▶ _What is being asked_
Everything from the line with "Write the matplotlib code for this chart." through the line with "fig.savefig('out.png', dpi=100)", inclusive, should be repeated exactly, except the pictures.

***** Information provided *****

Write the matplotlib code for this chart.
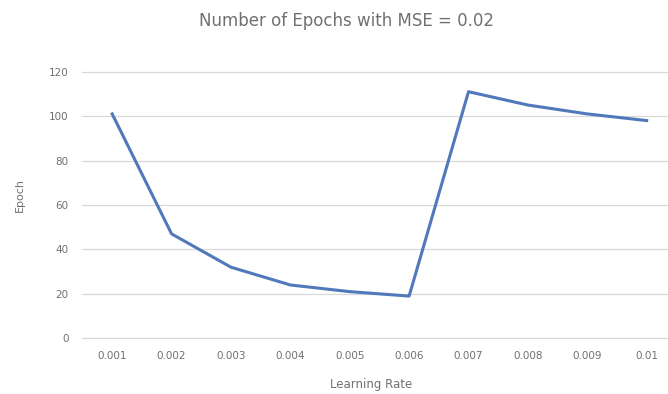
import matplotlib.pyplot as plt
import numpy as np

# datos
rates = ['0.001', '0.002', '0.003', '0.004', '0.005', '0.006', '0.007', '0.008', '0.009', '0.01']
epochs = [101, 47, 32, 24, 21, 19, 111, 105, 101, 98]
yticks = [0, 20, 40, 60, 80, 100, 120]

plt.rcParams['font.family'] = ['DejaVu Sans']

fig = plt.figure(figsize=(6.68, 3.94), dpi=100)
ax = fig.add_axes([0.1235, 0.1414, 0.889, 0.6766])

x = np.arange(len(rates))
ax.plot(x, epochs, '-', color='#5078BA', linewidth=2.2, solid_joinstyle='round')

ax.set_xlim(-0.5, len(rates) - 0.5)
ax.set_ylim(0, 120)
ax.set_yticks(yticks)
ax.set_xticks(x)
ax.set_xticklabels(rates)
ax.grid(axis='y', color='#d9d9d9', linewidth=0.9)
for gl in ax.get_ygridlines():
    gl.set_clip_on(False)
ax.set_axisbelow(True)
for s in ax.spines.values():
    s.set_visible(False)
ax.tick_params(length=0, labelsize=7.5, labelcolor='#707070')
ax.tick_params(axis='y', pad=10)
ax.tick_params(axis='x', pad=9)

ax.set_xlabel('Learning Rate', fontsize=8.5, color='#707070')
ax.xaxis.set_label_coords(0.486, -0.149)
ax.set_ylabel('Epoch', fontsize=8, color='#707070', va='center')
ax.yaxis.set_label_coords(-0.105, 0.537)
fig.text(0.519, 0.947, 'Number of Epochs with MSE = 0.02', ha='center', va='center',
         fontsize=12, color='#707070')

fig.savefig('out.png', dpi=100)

*****
***** Information provided *****

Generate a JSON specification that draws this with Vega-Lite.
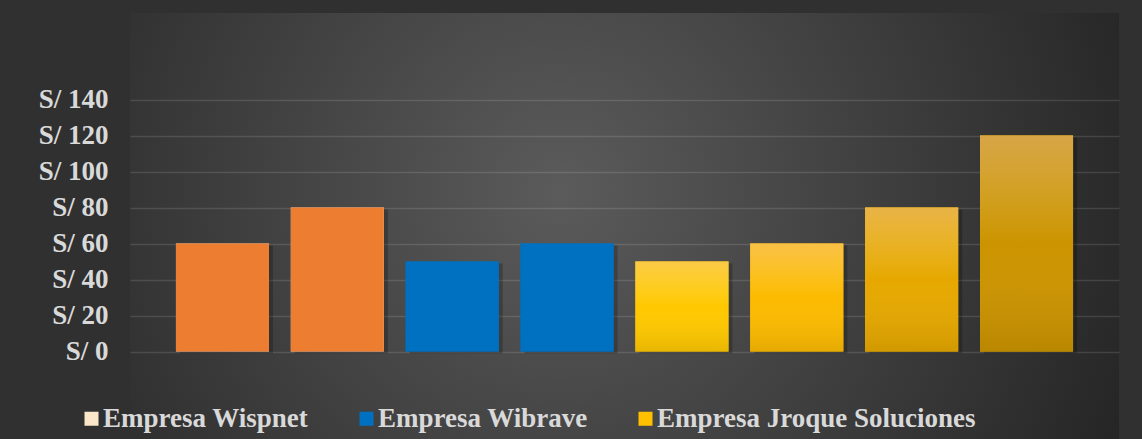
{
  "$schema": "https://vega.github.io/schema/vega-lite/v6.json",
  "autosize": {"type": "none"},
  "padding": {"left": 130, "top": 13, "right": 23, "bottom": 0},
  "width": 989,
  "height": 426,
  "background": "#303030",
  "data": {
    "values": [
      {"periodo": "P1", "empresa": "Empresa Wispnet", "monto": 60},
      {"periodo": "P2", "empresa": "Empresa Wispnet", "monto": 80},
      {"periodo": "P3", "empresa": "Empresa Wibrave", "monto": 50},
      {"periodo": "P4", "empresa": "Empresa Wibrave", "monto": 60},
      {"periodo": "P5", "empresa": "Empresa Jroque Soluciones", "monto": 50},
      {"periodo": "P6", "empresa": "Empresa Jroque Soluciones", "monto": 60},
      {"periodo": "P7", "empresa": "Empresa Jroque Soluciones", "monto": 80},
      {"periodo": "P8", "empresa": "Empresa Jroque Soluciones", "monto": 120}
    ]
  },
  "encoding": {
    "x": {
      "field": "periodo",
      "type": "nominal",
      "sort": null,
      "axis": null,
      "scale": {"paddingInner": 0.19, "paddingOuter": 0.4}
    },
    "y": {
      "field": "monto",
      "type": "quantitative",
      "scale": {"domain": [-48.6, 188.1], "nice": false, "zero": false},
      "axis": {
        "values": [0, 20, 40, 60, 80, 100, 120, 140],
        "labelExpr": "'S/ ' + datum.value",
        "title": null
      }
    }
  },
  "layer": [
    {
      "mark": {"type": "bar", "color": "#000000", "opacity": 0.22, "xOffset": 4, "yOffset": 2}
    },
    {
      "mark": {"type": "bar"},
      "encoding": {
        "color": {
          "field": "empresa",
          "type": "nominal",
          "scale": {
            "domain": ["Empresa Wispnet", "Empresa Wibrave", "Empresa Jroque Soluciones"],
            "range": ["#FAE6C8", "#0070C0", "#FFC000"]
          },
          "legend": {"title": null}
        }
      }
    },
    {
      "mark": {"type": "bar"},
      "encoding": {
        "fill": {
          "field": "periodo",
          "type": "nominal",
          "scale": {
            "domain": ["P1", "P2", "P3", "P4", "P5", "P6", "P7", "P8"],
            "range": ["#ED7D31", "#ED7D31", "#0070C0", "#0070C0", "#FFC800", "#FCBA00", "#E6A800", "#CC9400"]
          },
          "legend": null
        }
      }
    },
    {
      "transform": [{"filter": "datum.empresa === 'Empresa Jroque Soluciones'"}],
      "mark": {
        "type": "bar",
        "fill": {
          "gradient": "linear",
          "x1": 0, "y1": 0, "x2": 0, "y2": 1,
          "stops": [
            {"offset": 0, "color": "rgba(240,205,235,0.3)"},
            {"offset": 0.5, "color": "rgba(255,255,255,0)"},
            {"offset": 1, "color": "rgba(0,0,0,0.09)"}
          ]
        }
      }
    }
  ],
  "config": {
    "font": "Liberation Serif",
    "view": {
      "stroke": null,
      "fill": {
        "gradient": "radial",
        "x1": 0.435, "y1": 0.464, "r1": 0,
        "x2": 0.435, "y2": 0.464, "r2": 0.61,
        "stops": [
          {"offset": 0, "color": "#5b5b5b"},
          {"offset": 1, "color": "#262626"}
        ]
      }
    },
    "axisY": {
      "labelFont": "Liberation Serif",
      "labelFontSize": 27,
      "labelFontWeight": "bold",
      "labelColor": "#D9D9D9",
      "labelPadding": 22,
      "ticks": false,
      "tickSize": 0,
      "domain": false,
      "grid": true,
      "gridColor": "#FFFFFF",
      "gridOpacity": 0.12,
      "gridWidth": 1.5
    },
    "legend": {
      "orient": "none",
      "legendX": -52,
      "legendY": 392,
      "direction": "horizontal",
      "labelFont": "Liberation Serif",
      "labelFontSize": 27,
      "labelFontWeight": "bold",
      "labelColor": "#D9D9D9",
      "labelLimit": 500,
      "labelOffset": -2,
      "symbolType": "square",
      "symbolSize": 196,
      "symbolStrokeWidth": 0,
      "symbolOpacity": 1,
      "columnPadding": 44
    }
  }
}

*****
***** Information provided *****

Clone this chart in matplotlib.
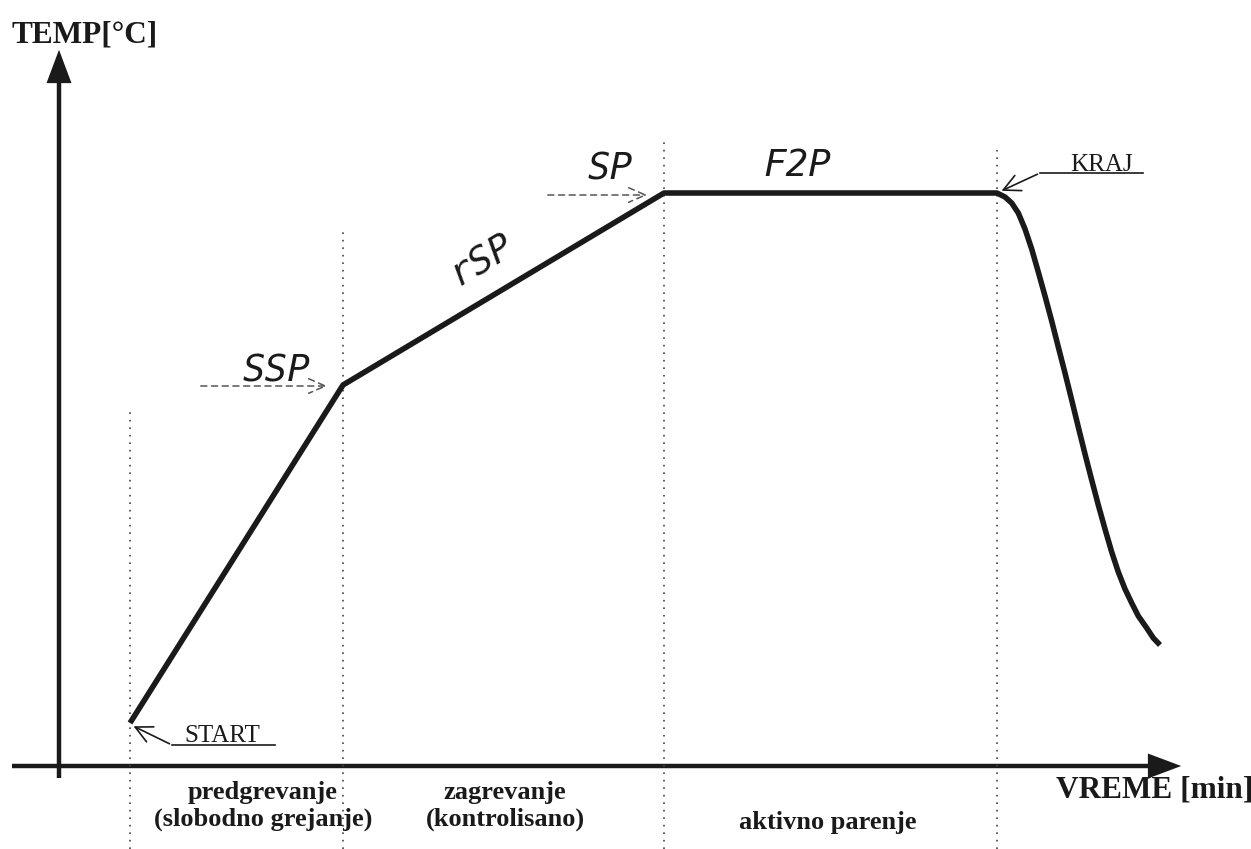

*****

▶ _Result_
Write the matplotlib code for this chart.
import matplotlib.pyplot as plt
import numpy as np

# datos
rates = ['0.001', '0.002', '0.003', '0.004', '0.005', '0.006', '0.007', '0.008', '0.009', '0.01']
epochs = [101, 47, 32, 24, 21, 19, 111, 105, 101, 98]
yticks = [0, 20, 40, 60, 80, 100, 120]

plt.rcParams['font.family'] = ['DejaVu Sans']

fig = plt.figure(figsize=(6.68, 3.94), dpi=100)
ax = fig.add_axes([0.1235, 0.1414, 0.889, 0.6766])

x = np.arange(len(rates))
ax.plot(x, epochs, '-', color='#5078BA', linewidth=2.2, solid_joinstyle='round')

ax.set_xlim(-0.5, len(rates) - 0.5)
ax.set_ylim(0, 120)
ax.set_yticks(yticks)
ax.set_xticks(x)
ax.set_xticklabels(rates)
ax.grid(axis='y', color='#d9d9d9', linewidth=0.9)
for gl in ax.get_ygridlines():
    gl.set_clip_on(False)
ax.set_axisbelow(True)
for s in ax.spines.values():
    s.set_visible(False)
ax.tick_params(length=0, labelsize=7.5, labelcolor='#707070')
ax.tick_params(axis='y', pad=10)
ax.tick_params(axis='x', pad=9)

ax.set_xlabel('Learning Rate', fontsize=8.5, color='#707070')
ax.xaxis.set_label_coords(0.486, -0.149)
ax.set_ylabel('Epoch', fontsize=8, color='#707070', va='center')
ax.yaxis.set_label_coords(-0.105, 0.537)
fig.text(0.519, 0.947, 'Number of Epochs with MSE = 0.02', ha='center', va='center',
         fontsize=12, color='#707070')

fig.savefig('out.png', dpi=100)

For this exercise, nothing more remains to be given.